With that, this is also a good time to examine personal notions of hierarchy and ownership in Adirondack recreation as well. It’s highly romantic and, frankly, rather selfish to think that any part of the Forest Preserve should be exclusively the territory of one type of recreator. There is a clear perception that, with these limits on parking and the growing crowds, a cherished resource once perceived as nearly limitless is becoming more scarce by the day. While this feeling is understandable and relatable, it’s one that should be carefully examined. The sense of competition, the mistrust and enmity that these feelings breed toward other outdoor enthusiasts in the same space is, in my opinion, truly awful and antithetical to the sort of experiences we seek when we enter wild spaces.

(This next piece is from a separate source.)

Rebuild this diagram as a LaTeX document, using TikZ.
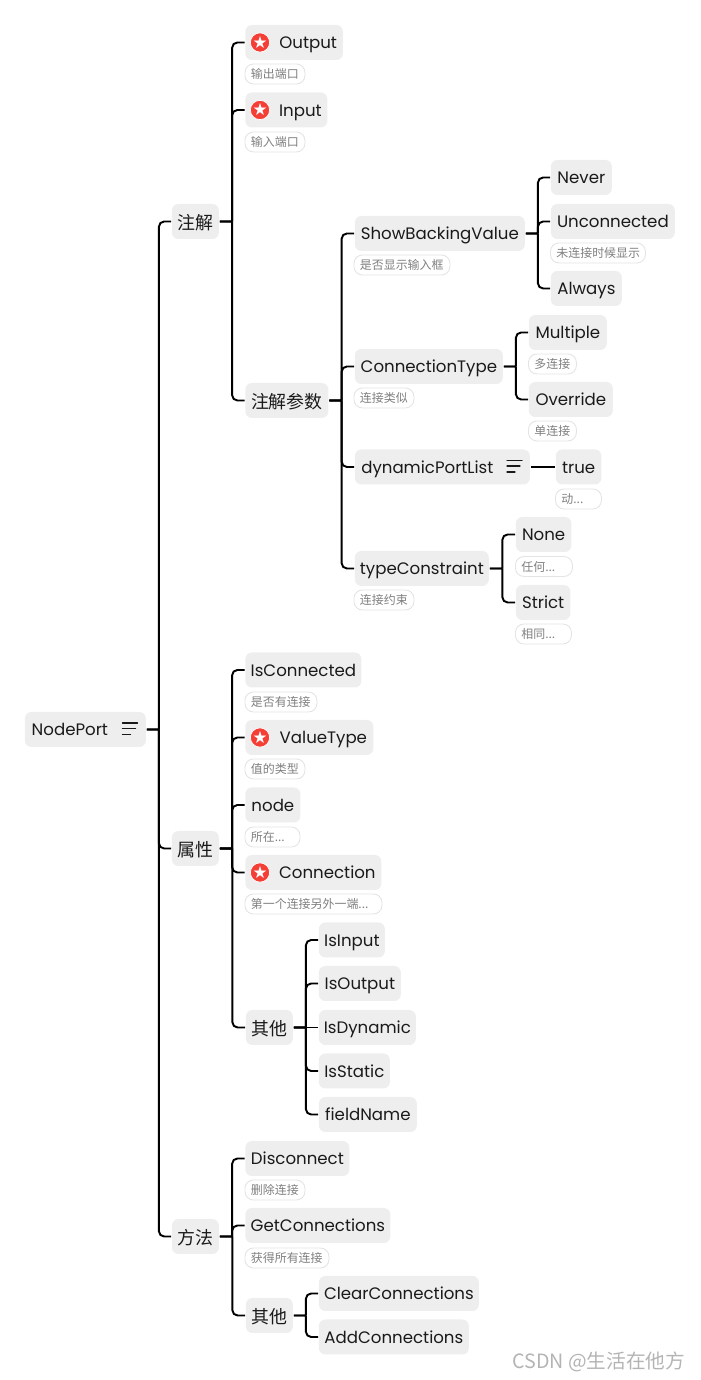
\documentclass[tikz,border=0pt]{standalone}
\usepackage{fontspec}
\usepackage{tikz}
\usetikzlibrary{calc}
\setmainfont{Poppins}
\newfontfamily\cjk{Noto Sans CJK SC}
\newfontfamily\symfont{DejaVu Sans}
\newcommand{\zh}[1]{\raisebox{-.6pt}{\cjk\fontsize{10.2pt}{11pt}\selectfont #1}}
\definecolor{boxgray}{HTML}{EEEEEE}
\definecolor{notegray}{HTML}{E4E4E4}
\definecolor{notetext}{HTML}{808080}
\definecolor{inkblack}{HTML}{1A1A1A}
\definecolor{badgered}{HTML}{F43F36}
\definecolor{markgray}{HTML}{B4B4B4}
\tikzset{
  topic/.style={anchor=west, fill=boxgray, text=inkblack, rounded corners=.13cm, inner xsep=0, inner ysep=0,
    minimum width=#1 cm, minimum height=.7cm, text height=.33cm, text depth=.07cm, outer sep=.5pt, font=\fontsize{9.45pt}{11pt}\selectfont},
  subnote/.style={anchor=west, draw=notegray, fill=white, text=notetext, line width=.5pt, rounded corners=.17cm, inner xsep=.12cm, inner ysep=0,
    text width=#1 cm-.24cm, minimum height=.4cm, text height=.23cm, text depth=.04cm, align=left, font=\cjk\fontsize{6.8pt}{7pt}\selectfont},
  badge/.style={circle, fill=badgered, draw=white, line width=.4pt, text=white, inner sep=0, minimum size=.38cm, font=\symfont\fontsize{9.5pt}{9.5pt}\selectfont},
  linkline/.style={draw=black, line width=1.1pt},
  link/.style={linkline, rounded corners=3pt,
    to path={(\tikztostart.east) -- ($(\tikztostart.east)!.5!(\tikztostart.east -| \tikztotarget.west)$)
      ($(\tikztostart.east)!.5!(\tikztostart.east -| \tikztotarget.west)$) |- (\tikztotarget.west)}},
  listline/.style={draw=inkblack, line width=.6pt, line cap=round},
}
\begin{document}
\begin{tikzpicture}
\useasboundingbox (0.02, 0) rectangle (14.02, 27.6);
\node[topic=2.42] (root) at (0.5, 13.01) {NodePort\hspace*{.62cm}}; % root
\draw[listline] (2.47, 13.14) -- (2.77, 13.14); % root list icon
\draw[listline] (2.47, 13.03) -- (2.73, 13.03); % root list icon
\draw[listline] (2.47, 12.91) -- (2.63, 12.91); % root list icon
\node[topic=0.94] (annot) at (3.44, 23.17) {\zh{注解}}; % section
\node[topic=0.94] (props) at (3.44, 10.63) {\zh{属性}}; % section
\node[topic=0.94] (methods) at (3.44, 2.87) {\zh{方法}}; % section
\node[topic=1.95] (output) at (4.91, 26.75) {\hspace*{.56cm}Output}; % annot.0
\node[badge] (outputstar) at (5.22, 26.75) {★}; % annot.0
\node[subnote=1.2] (outputnote) at (4.91, 26.12) {输出端口}; % annot.0
\node[topic=1.64] (input) at (4.91, 25.4) {\hspace*{.56cm}Input}; % annot.1
\node[badge] (inputstar) at (5.22, 25.4) {★}; % annot.1
\node[subnote=1.2] (inputnote) at (4.91, 24.76) {输入端口}; % annot.1
\node[topic=1.66] (params) at (4.91, 19.59) {\zh{注解参数}}; % annot.2
\node[topic=3.4] (backing) at (7.1, 22.93) {ShowBackingValue}; % params.0
\node[subnote=1.92] (backingnote) at (7.09, 22.3) {是否显示输入框}; % params.0
\node[topic=1.22] (never) at (11.02, 24.05) {Never}; % backing.0
\node[topic=2.48] (unconn) at (11.02, 23.17) {Unconnected}; % backing.1
\node[subnote=1.9] (unconnnote) at (11.02, 22.54) {未连接时候显示}; % backing.1
\node[topic=1.42] (always) at (11.02, 21.83) {Always}; % backing.2
\node[topic=2.96] (conntype) at (7.1, 20.27) {ConnectionType}; % params.1
\node[subnote=1.2] (conntypenote) at (7.09, 19.64) {连接类似}; % params.1
\node[topic=1.56] (multiple) at (10.58, 20.95) {Multiple}; % conntype.0
\node[subnote=0.96] (multiplenote) at (10.58, 20.32) {多连接}; % conntype.0
\node[topic=1.68] (override) at (10.58, 19.61) {Override}; % conntype.1
\node[subnote=0.96] (overridenote) at (10.58, 18.98) {单连接}; % conntype.1
\node[topic=3.5] (dynlist) at (7.1, 18.26) {dynamicPortList\hspace*{.6cm}}; % params.2
\draw[listline] (10.16, 18.39) -- (10.46, 18.39); % dynlist list icon
\draw[listline] (10.16, 18.28) -- (10.42, 18.28); % dynlist list icon
\draw[listline] (10.16, 18.16) -- (10.32, 18.16); % dynlist list icon
\node[topic=0.91] (true) at (11.12, 18.26) {true}; % dynlist.0
\node[subnote=0.92] (truenote) at (11.12, 17.62) {动...}; % dynlist.0
\node[topic=2.68] (constraint) at (7.1, 16.23) {typeConstraint}; % params.3
\node[subnote=1.2] (constraintnote) at (7.09, 15.6) {连接约束}; % params.3
\node[topic=1.11] (none) at (10.32, 16.91) {None}; % constraint.0
\node[subnote=1.14] (nonenote) at (10.32, 16.27) {任何...}; % constraint.0
\node[topic=1.09] (strict) at (10.32, 15.55) {Strict}; % constraint.1
\node[subnote=1.12] (strictnote) at (10.32, 14.92) {相同...}; % constraint.1
\node[topic=2.32] (isconn) at (4.91, 14.2) {IsConnected}; % props.0
\node[subnote=1.44] (isconnnote) at (4.91, 13.56) {是否有连接}; % props.0
\node[topic=2.56] (valtype) at (4.91, 12.85) {\hspace*{.56cm}ValueType}; % props.1
\node[badge] (valtypestar) at (5.22, 12.85) {★}; % props.1
\node[subnote=1.2] (valtypenote) at (4.91, 12.22) {值的类型}; % props.1
\node[topic=1.1] (nodeprop) at (4.91, 11.5) {node}; % props.2
\node[subnote=1.1] (nodepropnote) at (4.91, 10.86) {所在...}; % props.2
\node[topic=2.72] (connection) at (4.91, 10.15) {\hspace*{.56cm}Connection}; % props.3
\node[badge] (connectionstar) at (5.22, 10.15) {★}; % props.3
\node[subnote=2.74] (connectionnote) at (4.91, 9.52) {第一个连接另外一端...}; % props.3
\node[topic=0.94] (others) at (4.92, 7.05) {\zh{其他}}; % props.4
\node[topic=1.32] (isinput) at (6.38, 8.8) {IsInput}; % others.0
\node[topic=1.64] (isoutput) at (6.38, 7.93) {IsOutput}; % others.1
\node[topic=1.94] (isdyn) at (6.38, 7.05) {IsDynamic}; % others.2
\node[topic=1.42] (isstatic) at (6.38, 6.18) {IsStatic}; % others.3
\node[topic=1.96] (fieldname) at (6.38, 5.31) {fieldName}; % others.4
\node[topic=2.08] (disconnect) at (4.91, 4.43) {Disconnect}; % methods.0
\node[subnote=1.2] (disconnectnote) at (4.91, 3.8) {删除连接}; % methods.0
\node[topic=2.9] (getconn) at (4.91, 3.09) {GetConnections}; % methods.1
\node[subnote=1.68] (getconnnote) at (4.91, 2.44) {获得所有连接}; % methods.1
\node[topic=0.94] (moremethods) at (4.92, 1.29) {\zh{其他}}; % methods.2
\node[topic=3.2] (clearconn) at (6.38, 1.73) {ClearConnections}; % moremethods.0
\node[topic=3] (addconn) at (6.38, 0.86) {AddConnections}; % moremethods.1
\node[anchor=west, inner sep=0, text=markgray, font=\cjk\fontsize{11.2pt}{12pt}\selectfont] (mark) at (10.26, 0.36) {CSDN @生活在他方}; % watermark

\draw[link] (root) to (annot); % root.0
\draw[link] (root) to (props); % root.1
\draw[link] (root) to (methods); % root.2
\draw[link] (annot) to (output); % annot.0
\draw[link] (annot) to (input); % annot.1
\draw[link] (annot) to (params); % annot.2
\draw[link] (params) to (backing); % params.0
\draw[link] (params) to (conntype); % params.1
\draw[link] (params) to (dynlist); % params.2
\draw[link] (params) to (constraint); % params.3
\draw[link] (backing) to (never); % backing.0
\draw[link] (backing) to (unconn); % backing.1
\draw[link] (backing) to (always); % backing.2
\draw[link] (conntype) to (multiple); % conntype.0
\draw[link] (conntype) to (override); % conntype.1
\draw[linkline] (dynlist) -- (true); % dynlist.0
\draw[link] (constraint) to (none); % constraint.0
\draw[link] (constraint) to (strict); % constraint.1
\draw[link] (props) to (isconn); % props.0
\draw[link] (props) to (valtype); % props.1
\draw[link] (props) to (nodeprop); % props.2
\draw[link] (props) to (connection); % props.3
\draw[link] (props) to (others); % props.4
\draw[link] (others) to (isinput); % others.0
\draw[link] (others) to (isoutput); % others.1
\draw[linkline] (others) -- (isdyn); % others.2
\draw[link] (others) to (isstatic); % others.3
\draw[link] (others) to (fieldname); % others.4
\draw[link] (methods) to (disconnect); % methods.0
\draw[link] (methods) to (getconn); % methods.1
\draw[link] (methods) to (moremethods); % methods.2
\draw[link] (moremethods) to (clearconn); % moremethods.0
\draw[link] (moremethods) to (addconn); % moremethods.1
\end{tikzpicture}
\end{document}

I think returning to the example of rock climbing is instructive in this regard. Over the past several years, the Adirondack Climbers’ Coalition has done incredible work to advance the cause of climbing here. Prior to this work, it was a sport barely acknowledged by the state, and climbers had very limited voice when it came to land use decisions that affected them. Now climbers are recognized land users, unit management plans contain more language specific to climbers and their concerns, and access to popular climbing areas has been slowly but surely improving. This work has been done with tenacity and resolve, but also with what seems to be patience and a sense of long-term vision.

Advocating for community needs and driving forward the process of improving access feels critically important. That said, doing so without catastrophizing and with an extra nod to patience will give credit to the process and will, hopefully, bring us closer to whatever the elusive solutions to access and overuse in the Adirondacks might be.